Femdex and PW-Magazine are collaborating on a series of podcasts and interviews to highlight female talent from Vienna and around the globe.
Artist Name: Bonnie
Current Residence: Berlin
Label / Crew / Projects: ORDEN / Hölle
Can you tell us about the ideas and inspirations behind this mix?
Making music is my dramatic output in life. I think music always has this nostalgic aspect, so I usually pick one or two older tracks, something that evokes a kind of nostalgia, whether these tracks are well known or not. Mainly, I choose music that I feel drawn to at the moment. I like it when artists use elements from different genres and arrange them differently. That’s something you’ll find in this mix. When I make a mix at home, I don’t have an audience or their response, so I have to come up with a narrative that creates a certain kind of mood – without drawing from the environment in which the set is played.
As far as you remember, what was your first song or band that you fell in love with when you were a kid or a teenager?
I’ve always been drawn to music that is weird and underrated. The first music I was selectively listening to when I was a teenager, was Peaches and Marilyn Manson because it was different and rebellious and badass, so I liked it.
Do you remember your first encounter with electronic music and can you elaborate on that?
Growing up in the 90s in Europe, I heard a lot of Eurodance as a kid. I loved it – I still love it. Electronic music was always present in the 90s. Around the year 2006 I started to get into it. My friend started to take me to illegal raves in abandoned brothels on the outskirts of Zurich. Back then it was mainly minimal techno that was being played, which to me always lacked something - there were no distorted or disturbing elements. So, I started looking for electronic music that excited me. Of course I came across Detroit techno and the early rave stuff. Acid and harsh sounds were what I liked the most.
Tell us about one of your best, worst, funniest or strangest DJ experiences.
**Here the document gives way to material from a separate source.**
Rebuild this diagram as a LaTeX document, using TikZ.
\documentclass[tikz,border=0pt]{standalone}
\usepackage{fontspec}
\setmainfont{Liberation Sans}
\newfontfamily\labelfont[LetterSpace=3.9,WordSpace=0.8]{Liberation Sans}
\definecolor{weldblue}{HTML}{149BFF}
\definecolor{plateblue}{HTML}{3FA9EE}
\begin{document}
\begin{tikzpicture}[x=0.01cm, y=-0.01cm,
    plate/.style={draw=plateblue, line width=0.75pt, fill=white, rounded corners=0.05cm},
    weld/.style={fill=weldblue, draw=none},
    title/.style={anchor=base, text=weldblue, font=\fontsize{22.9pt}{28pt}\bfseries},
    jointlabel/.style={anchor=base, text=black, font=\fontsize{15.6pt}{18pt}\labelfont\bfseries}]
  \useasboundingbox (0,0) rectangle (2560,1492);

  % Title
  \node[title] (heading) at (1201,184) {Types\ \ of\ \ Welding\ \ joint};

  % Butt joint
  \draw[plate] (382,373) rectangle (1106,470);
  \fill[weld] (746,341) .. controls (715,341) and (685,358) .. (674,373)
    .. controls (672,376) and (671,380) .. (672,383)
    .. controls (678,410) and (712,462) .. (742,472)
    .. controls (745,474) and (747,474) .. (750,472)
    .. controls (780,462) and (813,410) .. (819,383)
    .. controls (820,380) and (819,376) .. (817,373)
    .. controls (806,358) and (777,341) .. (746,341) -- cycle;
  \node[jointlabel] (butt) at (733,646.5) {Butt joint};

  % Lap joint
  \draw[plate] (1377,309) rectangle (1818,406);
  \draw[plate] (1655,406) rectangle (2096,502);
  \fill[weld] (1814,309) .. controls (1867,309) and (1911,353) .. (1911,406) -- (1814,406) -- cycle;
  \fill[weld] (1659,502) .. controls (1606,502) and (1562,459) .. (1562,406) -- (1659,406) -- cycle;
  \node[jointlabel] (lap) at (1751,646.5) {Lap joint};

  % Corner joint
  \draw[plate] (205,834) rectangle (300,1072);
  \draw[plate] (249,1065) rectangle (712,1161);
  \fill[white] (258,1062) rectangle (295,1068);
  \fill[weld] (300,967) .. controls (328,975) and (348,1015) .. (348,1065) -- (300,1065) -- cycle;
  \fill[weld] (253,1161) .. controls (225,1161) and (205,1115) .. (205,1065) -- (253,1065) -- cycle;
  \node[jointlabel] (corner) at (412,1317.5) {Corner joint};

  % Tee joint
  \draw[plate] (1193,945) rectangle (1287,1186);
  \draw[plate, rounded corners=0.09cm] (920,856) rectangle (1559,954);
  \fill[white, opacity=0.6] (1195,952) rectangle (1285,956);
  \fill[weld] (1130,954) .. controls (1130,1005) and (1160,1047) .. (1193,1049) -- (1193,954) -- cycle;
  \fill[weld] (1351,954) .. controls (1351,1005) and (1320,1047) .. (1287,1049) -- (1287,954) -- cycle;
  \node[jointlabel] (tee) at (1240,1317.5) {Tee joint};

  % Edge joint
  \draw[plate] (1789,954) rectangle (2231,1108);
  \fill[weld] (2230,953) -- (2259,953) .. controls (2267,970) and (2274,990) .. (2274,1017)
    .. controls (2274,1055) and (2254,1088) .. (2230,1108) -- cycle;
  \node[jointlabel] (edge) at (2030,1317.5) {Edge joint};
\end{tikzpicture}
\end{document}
One of my best DJ experiences was at an illegal rave in southern France. There were about 200 people in some valley in the middle of nowhere. We didn’t really know how it would go down. The party was supposed to start Saturday night, with a break on Sunday morning. But the break never happened. All the people on the program ended up playing several sets. The second set I played was on Sunday in the early morning. The sun was coming up and I couldn’t see anything because of the glare on the CDJs. Also, there was so much sand and I had to keep wiping the sand off the equipment. This is not comparable to everything you can experience in a club. People should put on these kind of raves more often. All you need is a good sound system, a minimum of infrastructure, and a lot of water – and a spot that is remote enough that no one can reach you. You can send me an invite if you’re doing this kind of thing – I would gladly check it out.
Our last featured artist Grace Shella would like to know, Which equipment do you prefer when it comes to DJing?
I ask for a very basic set up, which includes two turntables and two to three CDJs that are not too outdated, or even four. A total of four decks, of course, is enough. The number of turntables always has to be even, but this isn’t a requirement for the digital equipment. When it comes to the mixer, I prefer Pioneer to A&H. And a set of headphones that I don’t want to share, ever.
Get in touch with our next artist Leclerc. What would you like to know?
What’s happening and what are the best venues/parties in the Viennese nightlife scene right now?